Archive for January, 2008



Published January 6th, 2008 by Mliesie

Preserving cultural heritage

I am not going to write about all the places of interest that have been demolished and completely rebuilt or moved and rebuilt, because it looked better in another town, city or county. No, this is about the traditional Chinese Festivals and an effort of the Government to make sure they won’t be forgotten…

Last year the Governement announced that they might change the holidays, especially the Golden Week in May. Instead of 7 days of in a row, we would have more holidays, but shorter ones. All in order to raise more awareness amongst China’s young people, who now are all very keen on celebrating Festivals like Halloween, Christmas, Valentine’s Day, etc. But without having any clue of the cultural backgrounds whatsoever. As the Traditional Chinese Festivals all have their own special cultural meaning,  which represent the rich cultural traditions of centuries, the Government is determined to get the people’s attention and interest for these Festivals by making them official holidays. So, as of this year, the memorable year 2008, we will celebrate the following Festivals in China:

- Chun Jie =>Spring Festival (7/8 February this year); this year will be the year of the Rat. It is the biggest Festival in China, for which people will travel for days to be reunited with their families. Millions of people are on the road and for a tourist it is the worst time of the year to travel in China. Traditional food is jiao zi (dumplings), with a coin hidden in some of them. Obviously when you get the one with the coin, good fortune will follow you in the new year!

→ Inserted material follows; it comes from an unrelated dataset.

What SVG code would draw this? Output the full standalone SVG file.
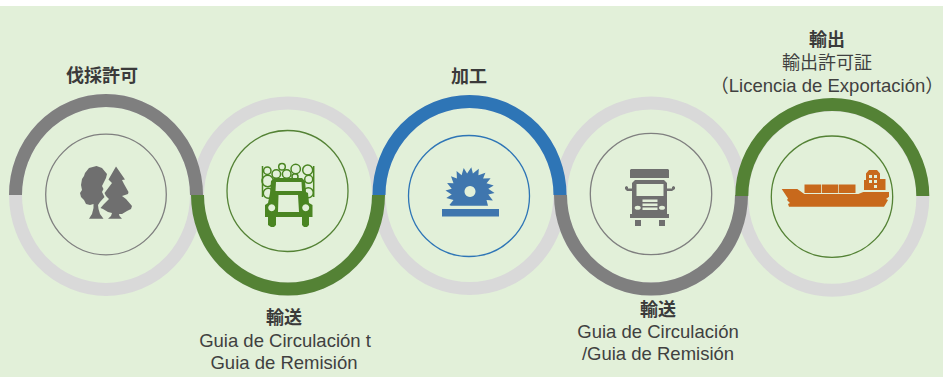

- Yuan Xiao => Lantern Festival (15 days after Spring Festival). It is the celebration of the first full moon in the new year, by lighting lanterns in any form and size possible. Traditional food is tang yuan (glutinous rice-flour balls with different sweet fillings). It is supposed to be the favourite delicacy of the God of Fire…

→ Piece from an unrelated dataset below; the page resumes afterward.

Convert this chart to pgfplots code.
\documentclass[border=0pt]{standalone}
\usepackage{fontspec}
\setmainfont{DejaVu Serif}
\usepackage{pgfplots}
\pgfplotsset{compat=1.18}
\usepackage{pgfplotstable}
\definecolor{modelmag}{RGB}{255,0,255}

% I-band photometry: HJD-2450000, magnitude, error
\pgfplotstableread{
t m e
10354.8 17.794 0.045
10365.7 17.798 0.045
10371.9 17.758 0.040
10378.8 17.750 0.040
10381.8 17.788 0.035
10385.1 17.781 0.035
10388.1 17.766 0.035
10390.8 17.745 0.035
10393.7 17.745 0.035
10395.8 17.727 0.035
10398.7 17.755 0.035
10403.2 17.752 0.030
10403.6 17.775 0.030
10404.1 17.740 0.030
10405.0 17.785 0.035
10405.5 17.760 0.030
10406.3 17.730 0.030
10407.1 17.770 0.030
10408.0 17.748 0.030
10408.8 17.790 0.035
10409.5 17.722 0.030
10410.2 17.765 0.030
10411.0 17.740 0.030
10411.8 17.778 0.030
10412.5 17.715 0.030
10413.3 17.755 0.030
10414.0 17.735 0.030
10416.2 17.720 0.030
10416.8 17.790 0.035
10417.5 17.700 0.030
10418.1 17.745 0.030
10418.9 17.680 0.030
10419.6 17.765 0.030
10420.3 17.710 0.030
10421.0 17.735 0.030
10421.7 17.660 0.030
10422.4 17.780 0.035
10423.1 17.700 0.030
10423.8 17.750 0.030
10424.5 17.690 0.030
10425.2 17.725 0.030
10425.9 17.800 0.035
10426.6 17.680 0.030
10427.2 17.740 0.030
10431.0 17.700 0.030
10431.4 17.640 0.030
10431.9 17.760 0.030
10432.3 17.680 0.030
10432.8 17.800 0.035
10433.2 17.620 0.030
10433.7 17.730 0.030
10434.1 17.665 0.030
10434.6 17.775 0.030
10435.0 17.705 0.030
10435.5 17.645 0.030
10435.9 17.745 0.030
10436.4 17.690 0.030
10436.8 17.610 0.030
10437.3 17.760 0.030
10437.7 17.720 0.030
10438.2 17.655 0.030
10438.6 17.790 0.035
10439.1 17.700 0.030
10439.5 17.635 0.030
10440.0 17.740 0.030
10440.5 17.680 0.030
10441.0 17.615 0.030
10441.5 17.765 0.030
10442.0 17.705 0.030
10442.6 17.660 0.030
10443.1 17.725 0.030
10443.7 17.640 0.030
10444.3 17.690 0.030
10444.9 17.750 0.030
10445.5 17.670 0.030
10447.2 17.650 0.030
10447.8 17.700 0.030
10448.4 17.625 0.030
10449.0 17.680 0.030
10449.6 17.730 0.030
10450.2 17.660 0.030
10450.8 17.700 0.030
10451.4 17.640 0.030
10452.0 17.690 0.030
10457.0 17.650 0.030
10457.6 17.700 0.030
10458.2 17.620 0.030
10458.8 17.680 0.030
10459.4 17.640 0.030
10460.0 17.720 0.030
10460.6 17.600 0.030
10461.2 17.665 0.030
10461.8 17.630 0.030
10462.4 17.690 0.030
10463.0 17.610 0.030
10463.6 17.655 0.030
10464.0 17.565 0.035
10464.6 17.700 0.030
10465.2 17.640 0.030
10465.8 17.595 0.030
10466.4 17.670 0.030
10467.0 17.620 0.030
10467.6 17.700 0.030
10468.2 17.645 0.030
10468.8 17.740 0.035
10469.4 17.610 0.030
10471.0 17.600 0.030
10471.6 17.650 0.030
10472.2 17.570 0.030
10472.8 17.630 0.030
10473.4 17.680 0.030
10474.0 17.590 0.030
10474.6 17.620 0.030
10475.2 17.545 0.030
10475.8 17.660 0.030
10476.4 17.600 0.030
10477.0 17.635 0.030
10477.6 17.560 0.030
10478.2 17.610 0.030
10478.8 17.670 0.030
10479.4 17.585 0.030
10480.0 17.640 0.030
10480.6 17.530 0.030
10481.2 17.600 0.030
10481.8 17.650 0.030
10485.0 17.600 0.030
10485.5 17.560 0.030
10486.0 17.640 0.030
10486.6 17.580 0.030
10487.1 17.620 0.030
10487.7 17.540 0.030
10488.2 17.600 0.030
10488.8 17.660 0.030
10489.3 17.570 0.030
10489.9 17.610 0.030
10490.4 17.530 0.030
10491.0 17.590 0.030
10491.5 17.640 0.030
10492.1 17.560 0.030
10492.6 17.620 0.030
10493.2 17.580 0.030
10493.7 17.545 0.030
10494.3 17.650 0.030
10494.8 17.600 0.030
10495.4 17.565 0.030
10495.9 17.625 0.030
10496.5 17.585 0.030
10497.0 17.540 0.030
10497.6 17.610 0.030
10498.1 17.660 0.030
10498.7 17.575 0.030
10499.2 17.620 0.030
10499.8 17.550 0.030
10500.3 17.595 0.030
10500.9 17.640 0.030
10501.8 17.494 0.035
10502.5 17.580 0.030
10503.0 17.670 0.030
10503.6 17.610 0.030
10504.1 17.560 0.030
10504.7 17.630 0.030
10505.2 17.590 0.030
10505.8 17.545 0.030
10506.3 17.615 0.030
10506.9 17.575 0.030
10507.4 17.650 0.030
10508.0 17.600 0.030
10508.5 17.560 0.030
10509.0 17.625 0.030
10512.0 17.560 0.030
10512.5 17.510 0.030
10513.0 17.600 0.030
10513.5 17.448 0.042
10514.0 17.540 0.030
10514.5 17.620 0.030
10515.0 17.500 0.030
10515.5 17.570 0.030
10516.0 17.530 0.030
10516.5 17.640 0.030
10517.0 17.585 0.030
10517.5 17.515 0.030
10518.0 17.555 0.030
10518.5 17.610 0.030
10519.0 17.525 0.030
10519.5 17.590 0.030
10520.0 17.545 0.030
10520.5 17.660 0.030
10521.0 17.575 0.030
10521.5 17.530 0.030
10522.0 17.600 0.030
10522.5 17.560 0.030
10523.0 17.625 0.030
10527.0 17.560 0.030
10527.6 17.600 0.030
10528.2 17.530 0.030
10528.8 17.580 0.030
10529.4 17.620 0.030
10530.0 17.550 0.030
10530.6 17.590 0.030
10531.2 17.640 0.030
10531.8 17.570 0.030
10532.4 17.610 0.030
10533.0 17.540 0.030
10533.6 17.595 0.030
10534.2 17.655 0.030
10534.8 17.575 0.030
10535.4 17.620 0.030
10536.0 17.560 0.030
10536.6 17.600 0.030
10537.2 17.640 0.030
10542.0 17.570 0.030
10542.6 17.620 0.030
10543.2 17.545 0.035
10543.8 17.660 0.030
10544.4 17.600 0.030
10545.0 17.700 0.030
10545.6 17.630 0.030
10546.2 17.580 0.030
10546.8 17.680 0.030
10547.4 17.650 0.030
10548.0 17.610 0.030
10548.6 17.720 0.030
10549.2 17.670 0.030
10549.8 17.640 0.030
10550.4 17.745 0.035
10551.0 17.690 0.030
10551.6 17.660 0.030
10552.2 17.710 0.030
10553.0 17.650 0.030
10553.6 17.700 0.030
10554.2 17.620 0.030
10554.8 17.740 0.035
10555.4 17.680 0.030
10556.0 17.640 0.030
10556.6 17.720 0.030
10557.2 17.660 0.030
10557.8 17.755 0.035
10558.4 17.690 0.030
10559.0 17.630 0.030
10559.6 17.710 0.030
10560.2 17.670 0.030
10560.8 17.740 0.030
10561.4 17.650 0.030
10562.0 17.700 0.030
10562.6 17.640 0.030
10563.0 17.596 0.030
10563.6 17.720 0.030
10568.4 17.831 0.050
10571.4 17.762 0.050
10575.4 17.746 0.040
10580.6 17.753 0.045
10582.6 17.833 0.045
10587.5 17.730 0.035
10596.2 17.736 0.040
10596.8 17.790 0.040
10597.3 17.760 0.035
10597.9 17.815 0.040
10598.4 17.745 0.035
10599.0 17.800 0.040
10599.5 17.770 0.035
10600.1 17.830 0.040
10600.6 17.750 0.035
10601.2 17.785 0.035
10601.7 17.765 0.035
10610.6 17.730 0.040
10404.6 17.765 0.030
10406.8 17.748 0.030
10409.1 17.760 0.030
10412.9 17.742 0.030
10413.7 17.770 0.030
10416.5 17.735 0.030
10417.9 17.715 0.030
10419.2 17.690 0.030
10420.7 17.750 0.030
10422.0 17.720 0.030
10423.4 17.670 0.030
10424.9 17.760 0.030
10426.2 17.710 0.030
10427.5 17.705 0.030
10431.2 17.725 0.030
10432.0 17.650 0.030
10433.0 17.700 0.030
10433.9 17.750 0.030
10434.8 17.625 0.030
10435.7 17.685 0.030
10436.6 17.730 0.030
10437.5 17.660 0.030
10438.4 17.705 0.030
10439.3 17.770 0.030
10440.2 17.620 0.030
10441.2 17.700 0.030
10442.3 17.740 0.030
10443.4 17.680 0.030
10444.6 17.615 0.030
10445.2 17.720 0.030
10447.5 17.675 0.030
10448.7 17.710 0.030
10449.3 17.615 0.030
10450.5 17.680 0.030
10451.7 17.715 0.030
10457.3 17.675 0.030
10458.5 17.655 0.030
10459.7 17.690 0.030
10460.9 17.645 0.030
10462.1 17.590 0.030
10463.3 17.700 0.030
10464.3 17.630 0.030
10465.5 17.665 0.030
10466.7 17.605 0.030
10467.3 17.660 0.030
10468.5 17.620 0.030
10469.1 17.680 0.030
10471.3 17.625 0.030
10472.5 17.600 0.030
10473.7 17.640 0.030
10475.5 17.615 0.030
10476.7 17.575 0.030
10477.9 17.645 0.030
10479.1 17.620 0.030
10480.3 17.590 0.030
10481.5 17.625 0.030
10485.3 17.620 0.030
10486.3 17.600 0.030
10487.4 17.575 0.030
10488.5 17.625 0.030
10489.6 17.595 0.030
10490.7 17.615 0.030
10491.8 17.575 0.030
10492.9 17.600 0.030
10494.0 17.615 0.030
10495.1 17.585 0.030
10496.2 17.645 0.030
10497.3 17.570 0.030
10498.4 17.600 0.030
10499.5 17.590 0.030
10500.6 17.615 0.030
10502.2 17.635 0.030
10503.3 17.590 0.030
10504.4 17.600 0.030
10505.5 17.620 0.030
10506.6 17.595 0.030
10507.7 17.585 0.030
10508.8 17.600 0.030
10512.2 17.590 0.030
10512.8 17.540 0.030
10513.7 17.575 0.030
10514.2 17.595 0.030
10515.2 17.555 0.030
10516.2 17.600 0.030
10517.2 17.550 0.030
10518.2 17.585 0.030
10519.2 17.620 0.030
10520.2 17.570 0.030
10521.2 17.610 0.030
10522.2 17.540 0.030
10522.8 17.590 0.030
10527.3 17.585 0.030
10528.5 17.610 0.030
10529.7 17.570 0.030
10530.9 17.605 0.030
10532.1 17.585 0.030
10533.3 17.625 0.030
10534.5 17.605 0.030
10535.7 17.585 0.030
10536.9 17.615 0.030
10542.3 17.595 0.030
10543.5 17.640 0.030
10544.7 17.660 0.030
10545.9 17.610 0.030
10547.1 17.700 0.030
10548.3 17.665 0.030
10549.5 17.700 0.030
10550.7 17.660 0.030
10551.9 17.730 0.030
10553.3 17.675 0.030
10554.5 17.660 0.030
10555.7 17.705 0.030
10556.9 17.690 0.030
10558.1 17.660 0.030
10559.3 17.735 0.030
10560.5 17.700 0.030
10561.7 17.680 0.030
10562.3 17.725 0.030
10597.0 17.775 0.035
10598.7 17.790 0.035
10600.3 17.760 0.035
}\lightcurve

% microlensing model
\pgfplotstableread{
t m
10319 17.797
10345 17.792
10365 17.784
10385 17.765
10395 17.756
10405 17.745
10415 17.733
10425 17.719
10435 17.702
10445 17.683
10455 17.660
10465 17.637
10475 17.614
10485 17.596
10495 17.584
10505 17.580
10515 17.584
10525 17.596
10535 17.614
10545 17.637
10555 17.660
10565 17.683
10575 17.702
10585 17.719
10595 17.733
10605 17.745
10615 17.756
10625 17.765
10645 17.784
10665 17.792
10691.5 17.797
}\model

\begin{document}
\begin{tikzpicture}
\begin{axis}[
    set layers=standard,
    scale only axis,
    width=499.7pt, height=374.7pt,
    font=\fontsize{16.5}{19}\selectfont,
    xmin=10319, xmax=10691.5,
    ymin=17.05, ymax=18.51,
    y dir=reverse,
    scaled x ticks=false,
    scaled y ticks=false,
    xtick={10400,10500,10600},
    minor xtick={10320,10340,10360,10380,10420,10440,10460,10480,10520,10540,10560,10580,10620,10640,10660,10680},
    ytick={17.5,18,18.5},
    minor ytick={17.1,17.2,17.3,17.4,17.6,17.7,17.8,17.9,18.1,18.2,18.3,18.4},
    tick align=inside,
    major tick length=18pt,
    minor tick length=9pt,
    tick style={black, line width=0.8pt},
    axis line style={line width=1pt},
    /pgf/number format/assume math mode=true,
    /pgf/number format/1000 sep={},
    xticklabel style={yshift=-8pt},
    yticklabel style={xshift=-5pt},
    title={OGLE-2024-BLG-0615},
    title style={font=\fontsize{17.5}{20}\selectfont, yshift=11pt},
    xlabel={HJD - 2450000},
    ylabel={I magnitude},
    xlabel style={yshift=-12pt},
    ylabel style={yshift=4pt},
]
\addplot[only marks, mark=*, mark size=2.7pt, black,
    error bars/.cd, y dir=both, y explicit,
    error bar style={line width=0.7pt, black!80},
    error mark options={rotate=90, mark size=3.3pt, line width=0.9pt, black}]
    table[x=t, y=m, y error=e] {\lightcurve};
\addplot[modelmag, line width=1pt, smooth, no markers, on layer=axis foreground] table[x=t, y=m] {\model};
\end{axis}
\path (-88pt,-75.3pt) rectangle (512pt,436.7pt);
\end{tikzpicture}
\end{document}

- Qing Ming => All Souls’ Day or Tomb Sweeping Festival (106 days after the winter solstice). On this day families go to their ancestors’ graves/tombs to clean (sweep) them, place candles and joss-sticks and offer food, drinks and flowers. Burning paper money is also part of the ‘ceremony’. The food and drinks offered are consumed by the offerers.

- Duan Wu Jie => Dragon Boat Festival (5th day of the 5th lunar month). It originates around the death of poet/patriot Qu Yuan, who drowned himself because he had to helplessly witness the state destroying itself from within. People used ‘dragon boats’ to search for his body and threw rice dumplings wrapped in leaves to make sure the fish wouldn’t eat the body. Hence the name ‘Dragon Boat Festival’ and the zong zi that is the traditional food to eat. Glutinous rice dumplings wrapped in bamboo leaves in a pyramid shape.

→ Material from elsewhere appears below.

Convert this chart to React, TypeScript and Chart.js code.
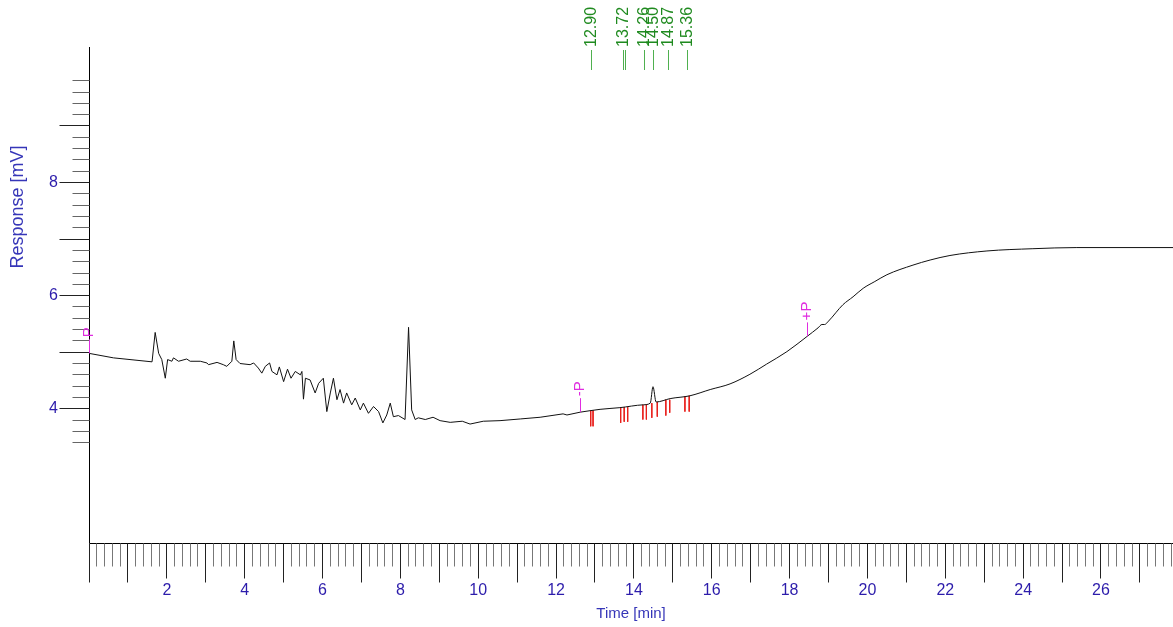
import React, { useEffect, useRef } from 'react';
import { Chart, registerables } from 'chart.js';

Chart.register(...registerables);

// Chromatogram trace: time (min) and detector response (mV)
const timeMin = [
  0.0, 0.63, 1.62, 1.7, 1.79, 1.87, 1.96, 2.02, 2.13, 2.17, 2.3, 2.51, 2.6, 2.86, 3.03, 3.07,
  3.29, 3.45, 3.54, 3.67, 3.72, 3.78, 3.88, 4.14, 4.23, 4.35, 4.44, 4.53, 4.64, 4.7, 4.83, 4.89,
  5.0, 5.1, 5.19, 5.3, 5.43, 5.47, 5.51, 5.56, 5.68, 5.81, 5.9, 6.02, 6.11, 6.2, 6.28, 6.37,
  6.45, 6.54, 6.62, 6.75, 6.84, 6.97, 7.05, 7.18, 7.31, 7.44, 7.55, 7.65, 7.74, 7.82, 7.95, 8.12,
  8.21, 8.29, 8.38, 8.46, 8.64, 8.84, 9.02, 9.28, 9.59, 9.79, 10.13, 10.56, 11.08, 11.59, 12.18, 12.28,
  12.62, 13.13, 13.64, 14.24, 14.42, 14.49, 14.57, 14.93, 15.44, 15.96, 16.47, 16.98, 17.41, 17.93, 18.45, 18.73,
  18.83, 18.9, 19.0, 19.37, 19.63, 19.89, 20.19, 20.5, 21.17, 21.61, 22.12, 23.07, 24.25, 25.38, 27.85,
];
const responseMv = [
  4.98, 4.9, 4.83, 5.35, 4.98, 4.87, 4.54, 4.87, 4.84, 4.9, 4.84, 4.88, 4.84, 4.84, 4.81, 4.78,
  4.82, 4.78, 4.75, 4.84, 5.2, 4.87, 4.8, 4.78, 4.81, 4.72, 4.63, 4.75, 4.81, 4.66, 4.6, 4.74,
  4.48, 4.7, 4.54, 4.66, 4.6, 4.66, 4.17, 4.54, 4.51, 4.28, 4.45, 4.54, 3.95, 4.28, 4.54, 4.16,
  4.34, 4.1, 4.28, 4.07, 4.19, 3.98, 4.1, 3.92, 4.04, 3.95, 3.75, 3.89, 4.1, 3.86, 3.88, 3.81,
  5.44, 3.98, 3.81, 3.84, 3.81, 3.85, 3.79, 3.76, 3.78, 3.73, 3.78, 3.79, 3.82, 3.85, 3.91, 3.89,
  3.94, 3.99, 4.02, 4.07, 4.1, 4.39, 4.12, 4.18, 4.23, 4.34, 4.44, 4.61, 4.79, 5.01, 5.28, 5.43,
  5.49, 5.49, 5.55, 5.84, 5.98, 6.13, 6.25, 6.37, 6.54, 6.63, 6.71, 6.79, 6.83, 6.85, 6.85,
];
// the trace is drawn straight (noisy part) up to this time, smoothed after it
const smoothFrom = 12.62;

// Red integration marks (peak start / end)
const markerTimes = [12.89, 12.95, 13.66, 13.75, 13.84, 14.23, 14.32, 14.46, 14.6, 14.82, 14.92, 15.31, 15.42];
const markerTops = [3.97, 3.97, 4.02, 4.03, 4.03, 4.07, 4.08, 4.1, 4.12, 4.16, 4.16, 4.22, 4.23];
const markerBottoms = [3.69, 3.69, 3.75, 3.77, 3.77, 3.81, 3.81, 3.84, 3.86, 3.88, 3.93, 3.95, 3.95];

// Green retention-time labels at the top
const peakTimes = [12.9, 13.72, 13.77, 14.26, 14.5, 14.87, 15.36];
const peakLabels = ['12.90', '13.72', '', '14.26', '14.50', '14.87', '15.36'];

// Magenta event markers
const eventTimes = [0.0, 12.62, 18.45];
const eventValues = [4.98, 3.94, 5.28];
const eventLabels = ['P', '-P', '+P'];

// Axis ticks
const xTickValues = [2, 4, 6, 8, 10, 12, 14, 16, 18, 20, 22, 24, 26];
const yTickValues = [4, 6, 8];
const xMin = 0;
const xMax = 27.85;
const yMin = 1.627;
const yMax = 10.396;
const yRulerFrom = 3.4;
const yRulerTo = 9.8;
const minorStep = 0.2;

const FONT = '"Liberation Sans", Arial, sans-serif';
const BLUE = '#2c1cab';
const TITLE_BLUE = '#3636b8';
const GREEN = '#1f8a1f';
const GREEN_LINE = '#4fb04f';
const MAGENTA = '#e02ce0';
const RED = '#e8201c';

const decorPlugin = {
  id: 'decor',
  afterDraw(chart: any) {
    const { ctx, chartArea: ca, scales } = chart;
    const x = scales.x;
    const y = scales.y;
    ctx.save();

    // axis lines
    ctx.strokeStyle = '#000';
    ctx.lineWidth = 1;
    ctx.beginPath();
    const ax = Math.round(ca.left) + 0.5;
    const ay = Math.round(ca.bottom) + 0.5;
    ctx.moveTo(ax, ca.top);
    ctx.lineTo(ax, ay);
    ctx.lineTo(ca.right, ay);
    ctx.stroke();

    // x ruler ticks
    const nX = Math.floor((xMax - xMin) / minorStep + 1e-6);
    for (let i = 0; i <= nX; i++) {
      const v = xMin + i * minorStep;
      const px = Math.floor(x.getPixelForValue(v)) + 0.5;
      let len = 23;
      let col = '#777';
      if (i % 5 === 0) {
        const even = i % 10 === 0;
        len = even && i !== 0 ? 35 : 39;
        col = '#222';
      }
      ctx.strokeStyle = col;
      ctx.beginPath();
      ctx.moveTo(px, ay);
      ctx.lineTo(px, ay + len);
      ctx.stroke();
    }

    // y ruler ticks
    const j0 = Math.round(yRulerFrom / minorStep);
    const j1 = Math.round(yRulerTo / minorStep);
    for (let j = j0; j <= j1; j++) {
      const v = j * minorStep;
      const py = Math.floor(y.getPixelForValue(v)) + 0.5;
      const major = j % 5 === 0;
      const len = major ? 30 : 17;
      ctx.strokeStyle = major ? '#222' : '#666';
      ctx.beginPath();
      ctx.moveTo(ax - len, py);
      ctx.lineTo(ax, py);
      ctx.stroke();
    }

    // y axis title
    ctx.save();
    ctx.translate(18, 207);
    ctx.rotate(-Math.PI / 2);
    ctx.font = `18px ${FONT}`;
    ctx.fillStyle = TITLE_BLUE;
    ctx.textAlign = 'center';
    ctx.textBaseline = 'middle';
    ctx.fillText('Response [mV]', 0, 0);
    ctx.restore();

    // green peak labels
    peakTimes.forEach((t, k) => {
      const px = Math.round(x.getPixelForValue(t)) + 0.5;
      ctx.strokeStyle = GREEN_LINE;
      ctx.lineWidth = 1;
      ctx.beginPath();
      ctx.moveTo(px, 70);
      ctx.lineTo(px, 50);
      ctx.stroke();
      if (peakLabels[k]) {
        ctx.save();
        ctx.translate(px, 47);
        ctx.rotate(-Math.PI / 2);
        ctx.font = `16px ${FONT}`;
        ctx.fillStyle = GREEN;
        ctx.textAlign = 'left';
        ctx.textBaseline = 'middle';
        ctx.fillText(peakLabels[k], 0, 0);
        ctx.restore();
      }
    });

    // magenta event markers
    eventTimes.forEach((t, k) => {
      const px = Math.round(x.getPixelForValue(t)) + 0.5;
      const py = y.getPixelForValue(eventValues[k]);
      ctx.strokeStyle = MAGENTA;
      ctx.lineWidth = 1;
      ctx.beginPath();
      ctx.moveTo(px, py);
      ctx.lineTo(px, py - 14);
      ctx.stroke();
      ctx.save();
      ctx.translate(px - 1, py - 16);
      ctx.rotate(-Math.PI / 2);
      ctx.font = `15px ${FONT}`;
      ctx.fillStyle = MAGENTA;
      ctx.textAlign = 'left';
      ctx.textBaseline = 'middle';
      ctx.fillText(eventLabels[k], 0, 0);
      ctx.restore();
    });

    ctx.restore();
  },
};

export default function App() {
  const ref = useRef<HTMLCanvasElement>(null);

  useEffect(() => {
    document.body.style.margin = '0';
    const traceData = timeMin.map((t, i) => ({ x: t, y: responseMv[i] }));
    const noisyPart = traceData.filter((p) => p.x <= smoothFrom);
    const smoothPart = traceData.filter((p) => p.x >= smoothFrom);
    const markData: { x: number; y: number | null }[] = [];
    markerTimes.forEach((t, i) => {
      markData.push({ x: t, y: markerTops[i] });
      markData.push({ x: t, y: markerBottoms[i] });
      markData.push({ x: t, y: null });
    });

    const chart = new Chart(ref.current as HTMLCanvasElement, {
      type: 'line',
      data: {
        datasets: [
          {
            label: 'Response',
            data: noisyPart,
            borderColor: '#111',
            borderWidth: 1,
            pointRadius: 0,
            tension: 0,
            fill: false,
          },
          {
            label: 'Response (cont.)',
            data: smoothPart,
            borderColor: '#111',
            borderWidth: 1,
            pointRadius: 0,
            cubicInterpolationMode: 'monotone',
            fill: false,
          },
          {
            label: 'Integration marks',
            data: markData as any,
            borderColor: RED,
            borderWidth: 1,
            pointRadius: 0,
            spanGaps: false,
            tension: 0,
            fill: false,
          },
        ],
      },
      options: {
        animation: false,
        responsive: false,
        events: [],
        layout: { padding: { top: 47, left: 0, right: 0, bottom: 0 } },
        plugins: {
          legend: { display: false },
          tooltip: { enabled: false },
        },
        scales: {
          x: {
            type: 'linear',
            min: xMin,
            max: xMax,
            afterBuildTicks: (s: any) => {
              s.ticks = xTickValues.map((v) => ({ value: v }));
            },
            afterFit: (s: any) => {
              s.height = 84;
            },
            border: { display: false },
            grid: {
              drawOnChartArea: false,
              drawTicks: true,
              tickLength: 36,
              color: 'rgba(0,0,0,0)',
            },
            ticks: {
              autoSkip: false,
              maxRotation: 0,
              padding: 2,
              color: BLUE,
              font: { family: FONT, size: 16 },
              callback: (v: any) => String(v),
            },
            title: {
              display: true,
              text: 'Time [min]',
              color: TITLE_BLUE,
              font: { family: FONT, size: 15 },
              padding: { top: 0, bottom: 4 },
            },
          },
          y: {
            type: 'linear',
            min: yMin,
            max: yMax,
            afterBuildTicks: (s: any) => {
              s.ticks = yTickValues.map((v) => ({ value: v }));
            },
            afterFit: (s: any) => {
              s.width = 89;
            },
            border: { display: false },
            grid: {
              drawOnChartArea: false,
              drawTicks: true,
              tickLength: 30,
              color: 'rgba(0,0,0,0)',
            },
            ticks: {
              autoSkip: false,
              padding: 1,
              color: BLUE,
              font: { family: FONT, size: 16 },
              callback: (v: any) => String(v),
            },
          },
        },
      },
      plugins: [decorPlugin],
    });
    return () => chart.destroy();
  }, []);

  return (
    <div style={{ width: 1173, height: 627 }}>
      <canvas ref={ref} width={1173} height={627} style={{ display: 'block' }} />
    </div>
  );
}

- Zhong Qiu Jie => Mid-Autumn Festival (15th of the 8th lunar month). This Festival may have began as a harvest celebration. The traditional food is mooncake. It is shaped like a drum and can have different fillings. The most traditional one is lotus seed or red bean paste and melon seeds. A salted duck’s eggyolk -symbolizing the moon- forms its core. There are many stories and myths as to the mooncakes.

As I said before, these will be the Traditional Chinese Festivals that we will celebrate as of this year. No more Golden Week in May, but more shorter holidays during the first half of the year. I asked one of my colleagues how he felt about this decision. He supports it, as he also feels that many young people nowadays forget about Chinese culture and customs and that they only want to celebrate the Western festivals. I couldn’t but agree with him!

If you would like to know more about the Traditional Chinese Festivals, I can recommend the book ‘Chinese Festivals’ by Tan Huay Peng from which I got some of the above information, next to the stories told by my students and colleagues.